The Supreme Court ruling earlier this year added a separate layer of complexity to the trade picture. The Court invalidated a portion of the tariffs Trump had announced under emergency powers. Following that ruling, the average effective US tariff rate fell to 13.7 percent in February 2026 according to the Tax Foundation tracker. That figure remains historically elevated, though it is lower than the peak earlier in the year. Several legal experts described the ruling as constraining the president's ability to pull additional tariff levers without congressional action.

The economic effects are visible in household budgets. The Tax Foundation calculates that the cumulative tariff package is the largest US tax increase as a percentage of GDP since 1993, amounting to an average of $1,500 per household in 2026. That cost falls heaviest on goods that Americans buy from overseas. Retailers passed a portion of the cost onto consumers and absorbed the rest through margin compression. A Customs and Border Protection refund portal opened in April for importers who paid certain tariffs that were later struck down. About 330,000 US importers are eligible to seek refunds.

Small Black-owned import businesses watched the negotiations closely. Black-owned importers and resellers, particularly those moving consumer electronics, apparel, and household goods through US ports, have flagged tariff costs as the biggest single drag on their 2026 margins. The US Black Chamber of Commerce told Congress earlier this year that members lost an average of 8 to 14 percent of gross margin on tariff exposed product lines.
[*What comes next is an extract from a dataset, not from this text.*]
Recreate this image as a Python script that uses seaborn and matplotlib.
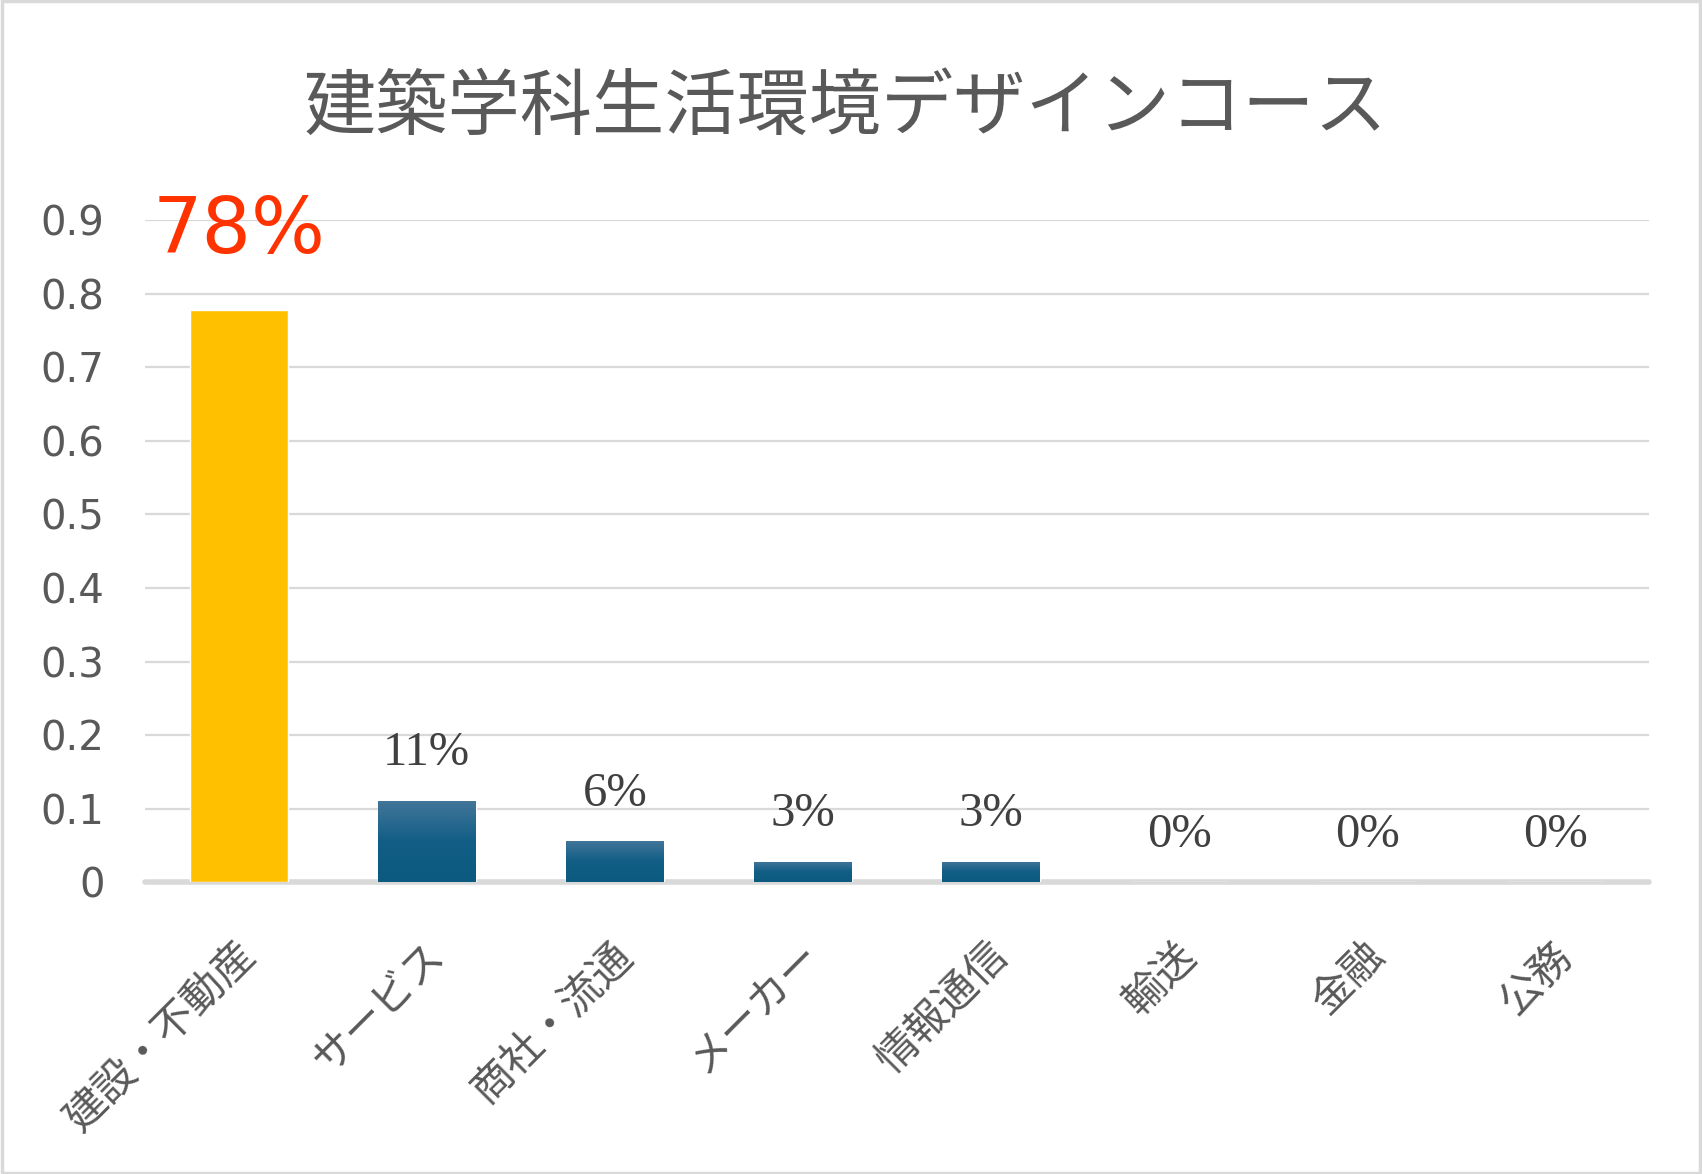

Some Nashville based importers reported delays of three to seven weeks at the Port of Savannah due to the customs paperwork burden tied to refund applications.

Treasury Secretary Bessent confirmed in remarks last week that the administration is preparing for a potential extension or renegotiation of the truce ahead of the November 10 expiration. Bessent said both sides are tracking compliance with the November 2025 framework, including Chinese commitments on rare earth exports and US commitments on the fentanyl tariff carve out. China's Ministry of Commerce released a separate statement that called the current arrangement a stabilizing force for global supply chains.

The Federal Reserve enters its policy meeting on Wednesday with the tariff picture as a central input to its inflation projections. Powell has previously characterized the tariff effects as a one-time price level shift rather than a persistent inflation source. Markets are not pricing in a rate change at the meeting. The PCE inflation report on Friday will be the first major economic release after the meeting and economists project a 0.2 percent month over month reading.

For consumers, the practical effect is mixed. Goods imported from China continue to carry higher tariff costs than they did before 2025. Some retailers are absorbing the cost through tighter margins. Others are repricing line by line. The price of small kitchen appliances, certain electronics, footwear, and apparel categories has stayed elevated relative to early 2025 levels. Companies that built dual sourcing strategies through Vietnam, Mexico, and India have moved a portion of their volume away from Chinese suppliers, but the substitution is incomplete.

The Black community in Nashville feels the tariff effects through both household budgets and small business margins. The TSU Center for Economic Research reported in February that Davidson County households earning under $75,000 spent on average 4.2 percent more on imported consumer goods in Q4 2025 versus Q4 2024. The same report found that Black-owned import businesses in Middle Tennessee filed nearly twice the number of CBP refund applications as the prior year. The Center said many businesses are awaiting a final ruling on the refund process before placing summer inventory orders.

What to watch next: the Federal Reserve decision Wednesday, the PCE inflation print Friday, and the Treasury's progress reports on the November 10 expiration. Senate Finance Committee leaders signaled bipartisan interest in legislation that would codify the current tariff framework so that future court rulings have less effect on US trade policy. That bill is in early markup. Black Chamber of Commerce leaders are scheduled to testify before the committee on May 6.